Because I think that even if you're not a storyteller yourself, you love to hear stories. , even if somebody is just like telling you a gossipy thing that happened, like there's a structure to it. And then she said this, what I mean? It's like, oh, like it follows an act one, act two, act three, and you're waiting for the conclusion.

And then what did he say when she said that? , so that's I mean, it's been super fun, raising my kids now and even at just like such a young age, we'll watch we'll watch. They like the movie Wall-E. And so, we'll sit there, and I'd be like, now tell me like, where does act two of this story start? But then all of a sudden, like, what's the part of the story where something changes?

Marlin Detweiler:
It takes on a life of its own?

Josh Taylor:
Wall-E is the movie where humanity has trashed Earth and Wall-E is the robot who is trying to clean it up and return the people to Earth. Okay, best Pixar movie by a mile. It's so good. And so anyways. But it's just been fun. Like XSplit. I learned that stuff on my own when I got older.

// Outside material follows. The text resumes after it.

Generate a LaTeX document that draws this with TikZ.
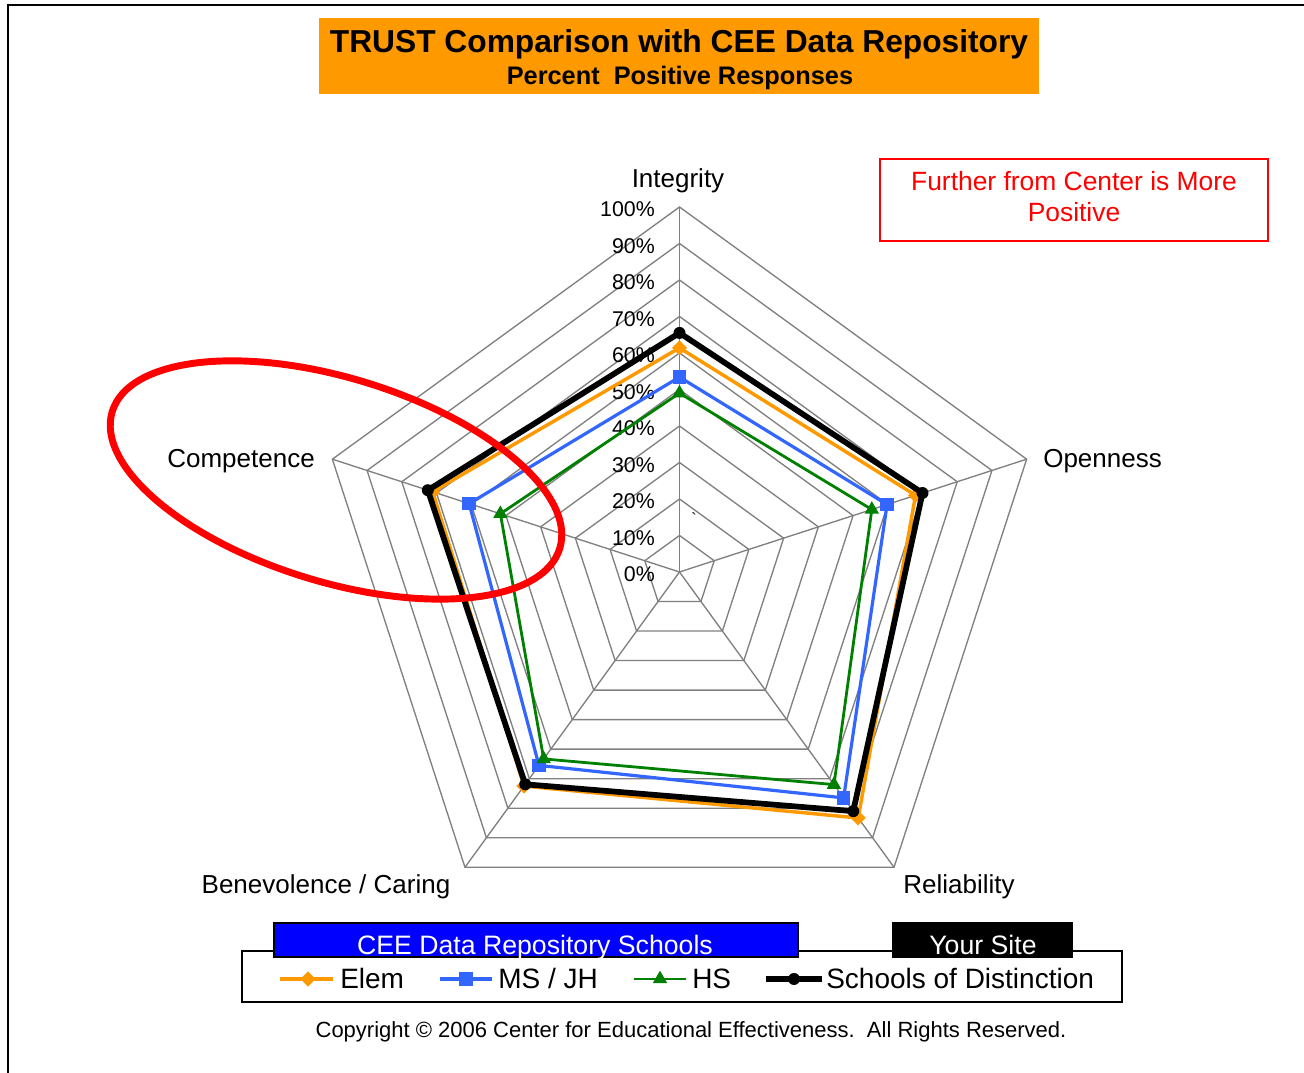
\documentclass[tikz,border=0pt]{standalone}
\usepackage{fontspec}
\setmainfont{Liberation Sans}
\usepackage{tikz}
\usetikzlibrary{
	positioning,
	calc,
	shapes.geometric,
	shapes.misc
}
\usepackage{xcolor}

\definecolor{titleorange}{HTML}{FF9900}
\definecolor{elemorange}{HTML}{FF9900}
\definecolor{msblue}{HTML}{3366FF}
\definecolor{hsgreen}{HTML}{008000}
\definecolor{gridgray}{HTML}{808080}
\definecolor{boxblue}{HTML}{0000FF}

\tikzset{
	gridline/.style={draw=gridgray, line width=1pt},
	axislabel/.style={inner sep=0pt, font=\fontsize{19.5}{22}\selectfont},
	pctlabel/.style={anchor=east, inner sep=0pt, font=\fontsize{16}{18}\selectfont},
	elemline/.style={draw=elemorange, line width=2.6pt, line join=round},
	msline/.style={draw=msblue, line width=2.4pt, line join=round},
	hsline/.style={draw=hsgreen, line width=2.1pt, line join=round},
	sodline/.style={draw=black, line width=4.3pt, line join=round},
	elemmark/.style={diamond, fill=elemorange, inner sep=0pt, minimum size=11.5pt},
	msmark/.style={rectangle, fill=msblue, inner sep=0pt, minimum size=10pt},
	hsmark/.style={regular polygon, regular polygon sides=3, fill=hsgreen, inner sep=0pt, minimum size=12.5pt},
	sodmark/.style={circle, fill=black, inner sep=0pt, minimum size=9pt},
	legendtext/.style={anchor=west, inner sep=0pt, font=\fontsize{21}{24}\selectfont},
	headbox/.style={draw=black, line width=1pt},
	headtext/.style={anchor=base, text=white, inner sep=0pt, font=\fontsize{20}{24}\selectfont}
}

\begin{document}

\begin{tikzpicture}[x=75pt, y=75pt]
	
	\useasboundingbox (0,0) rectangle (13.04,10.73);
	\fill[white] (0,0) rectangle (13.04,10.73);
	
	% frame
	\draw[line width=1.5pt] (0.08,0) -- (0.08,10.68) -- (13.04,10.68);
	
	% title
	\fill[titleorange] (3.19,9.79) rectangle (10.39,10.55);
	\node[font=\fontsize{23.8}{26}\selectfont\bfseries] (title) at (6.79,10.29) {TRUST Comparison with CEE Data Repository};
	\node[font=\fontsize{19}{22}\selectfont\bfseries] (subtitle) at (6.80,9.95) {Percent\ \ Positive Responses};
	
	% note
	\draw[red, line width=1.5pt] (8.80,8.32) rectangle (12.68,9.14);
	\node[red, align=center, font=\fontsize{19.8}{23.5}\selectfont] (note) at (10.74,8.765) {Further from Center is More\\Positive};
	
	\coordinate (center) at (6.795,5.01);
	
	\begin{scope}[shift={(center)}]
		
		% web
		\foreach \k in {1,...,10}
		\draw[gridline] (90:0.365*\k) -- (18:0.365*\k) -- (-54:0.365*\k) -- (-126:0.365*\k) -- (162:0.365*\k) -- cycle;
		\foreach \a [count=\i] in {90,18,-54,-126,162}
		\coordinate (tip-\i) at (\a:3.65);
		\foreach \i in {1,...,5}
		\draw[gridline] (0,0) -- (tip-\i);
		
		\foreach \k [evaluate=\k as \p using int(10*\k)] in {0,...,10}
		\node[pctlabel] (pct-\k) at (-0.245,0.365*\k-0.025) {\p\%};
		
		\node[font=\fontsize{12}{12}\selectfont, inner sep=0pt] (tick) at (0.145,0.53) {\textasciigrave};
		
		% series
		\foreach \v [count=\i] in {0.614,0.68,0.833,0.725,0.711}
		\coordinate (elem-\i) at ({162-72*\i}:{3.65*\v});
		\foreach \v [count=\i] in {0.534,0.598,0.765,0.655,0.606}
		\coordinate (ms-\i) at ({162-72*\i}:{3.65*\v});
		\foreach \v [count=\i] in {0.49,0.554,0.72,0.633,0.516}
		\coordinate (hs-\i) at ({162-72*\i}:{3.65*\v});
		\foreach \v [count=\i] in {0.655,0.70,0.81,0.719,0.725}
		\coordinate (sod-\i) at ({162-72*\i}:{3.65*\v});
		
	\end{scope}
	
	\draw[elemline] (elem-1) -- (elem-2) -- (elem-3) -- (elem-4) -- (elem-5) -- cycle;
	\foreach \i in {1,...,5}
	\node[elemmark] (elemdot-\i) at (elem-\i) {};
	
	\draw[msline] (ms-1) -- (ms-2) -- (ms-3) -- (ms-4) -- (ms-5) -- cycle;
	\foreach \i in {1,...,5}
	\node[msmark] (msdot-\i) at (ms-\i) {};
	
	\draw[hsline] (hs-1) -- (hs-2) -- (hs-3) -- (hs-4) -- (hs-5) -- cycle;
	\foreach \i in {1,...,5}
	\node[hsmark] (hsdot-\i) at (hs-\i) {};
	
	\draw[sodline] (sod-1) -- (sod-2) -- (sod-3) -- (sod-4) -- (sod-5) -- cycle;
	\foreach \i in {1,...,5}
	\node[sodmark] (soddot-\i) at (sod-\i) {};
	
	% axis names
	\node[axislabel] (integrity) at (6.78,8.92) {Integrity};
	\node[axislabel, anchor=west] (openness) at (10.43,6.12) {Openness};
	\node[axislabel] (reliability) at (9.59,1.86) {Reliability};
	\node[axislabel] (benevolence) at (3.26,1.86) {Benevolence / Caring};
	\node[axislabel, anchor=east] (competence) at (3.15,6.12) {Competence};
	
	% highlight
	\draw[red, line width=5.2pt, rotate around={-17:(3.36,5.93)}] (3.36,5.93) ellipse [x radius=2.34, y radius=1.02];
	
	% legend
	\draw[line width=1.5pt] (2.42,0.71) rectangle (11.22,1.22);
	\draw[headbox, fill=boxblue] (2.74,1.16) rectangle (7.98,1.50);
	\node[headtext] (repotext) at (5.35,1.18) {CEE Data Repository Schools};
	\draw[headbox, fill=black] (8.93,1.16) rectangle (10.72,1.50);
	\node[headtext] (sitetext) at (9.83,1.18) {Your Site};
	
	\coordinate (leg-elem-l) at (2.80,0.94);
	\coordinate (leg-elem-r) at (3.33,0.94);
	\draw[elemline] (leg-elem-l) -- (leg-elem-r);
	\node[elemmark] (leg-elem) at (3.08,0.94) {};
	\node[legendtext] (leg-elem-text) at (3.40,0.94) {Elem};
	
	\coordinate (leg-ms-l) at (4.40,0.94);
	\coordinate (leg-ms-r) at (4.92,0.94);
	\draw[msline] (leg-ms-l) -- (leg-ms-r);
	\node[msmark] (leg-ms) at (4.66,0.94) {};
	\node[legendtext] (leg-ms-text) at (4.98,0.94) {MS / JH};
	
	\coordinate (leg-hs-l) at (6.34,0.94);
	\coordinate (leg-hs-r) at (6.86,0.94);
	\draw[hsline] (leg-hs-l) -- (leg-hs-r);
	\node[hsmark] (leg-hs) at (6.60,0.94) {};
	\node[legendtext] (leg-hs-text) at (6.92,0.94) {HS};
	
	\coordinate (leg-sod-l) at (7.66,0.94);
	\coordinate (leg-sod-r) at (8.22,0.94);
	\draw[sodline] (leg-sod-l) -- (leg-sod-r);
	\node[sodmark] (leg-sod) at (7.94,0.94) {};
	\node[legendtext] (leg-sod-text) at (8.26,0.94) {Schools of Distinction};
	
	\node[font=\fontsize{16.5}{18}\selectfont] (copyright) at (6.91,0.41) {Copyright \textcopyright{} 2006 Center for Educational Effectiveness.\ \ All Rights Reserved.};
	
\end{tikzpicture}

\end{document}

I think I was in college the first time I came into contact with the idea of the hero's journey and like mythic structure and things like that. So it's fun kind of teaching the kids now, even just as they're six and four years old, just to register like, oh, okay. The first 20 to 30 minutes of this movie are the normal world.

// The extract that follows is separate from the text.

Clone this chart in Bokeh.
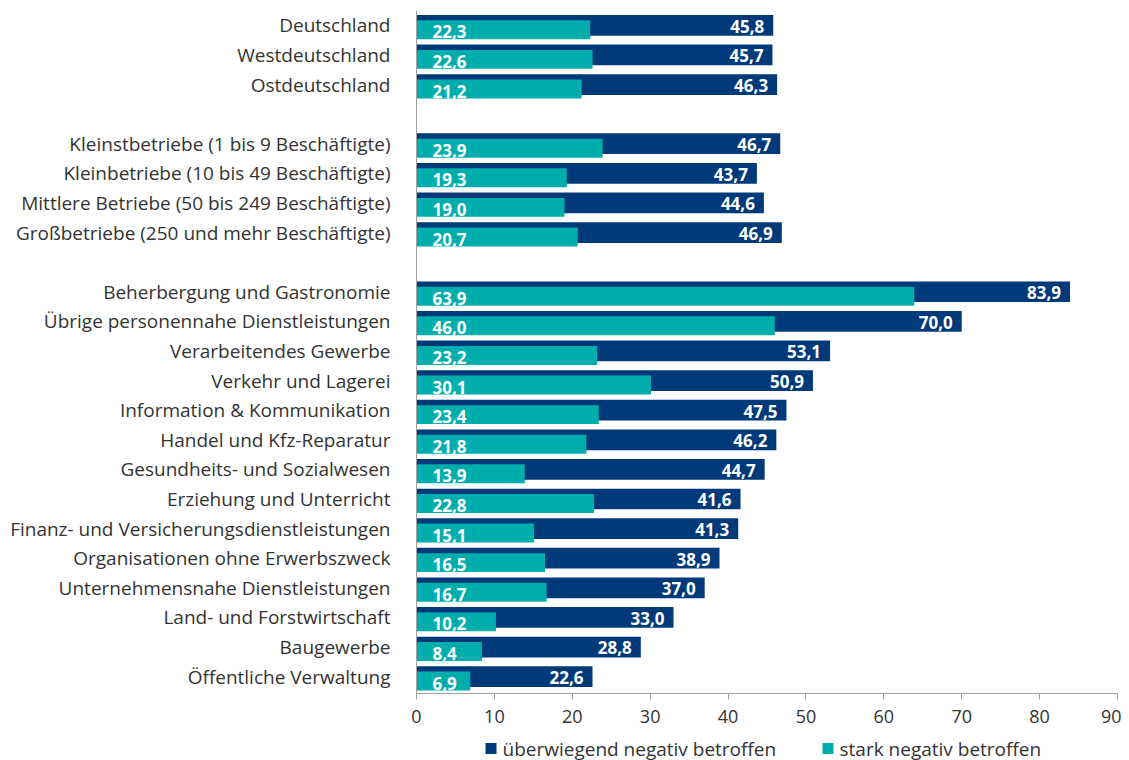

And then something happens that takes the character out of the normal world, and the whole movie is about them returning back to the normal world changed, and they've learned something. There's just there's something there is something spiritual about that. Like they're like that's not something people made up. People tell stories because it's true. And that's the best way I could think to describe it. I'm sure somebody could explain that a lot better than I just did. But that is true.

Marlin Detweiler:
Yeah. Well, it has been wonderful just to have you on Vox. Great to hear your story. And I want to encourage our listeners to enjoy your YouTube channel. The whole idea of BlimeyCow sounds like a lot of fun. It is something that a lot of people have really enjoyed and benefited from. Thanks for your work.

Josh Taylor:
Thank you sir, I appreciate it.

Marlin Detweiler:
All right. And folks, thank you so much for joining us on another episode of Veritas Vox, the voice of Classical Christian Education. We hope to see you next time. Thanks, Josh.

Josh Taylor:
Thank you sir. That was great. That was a lot of fun.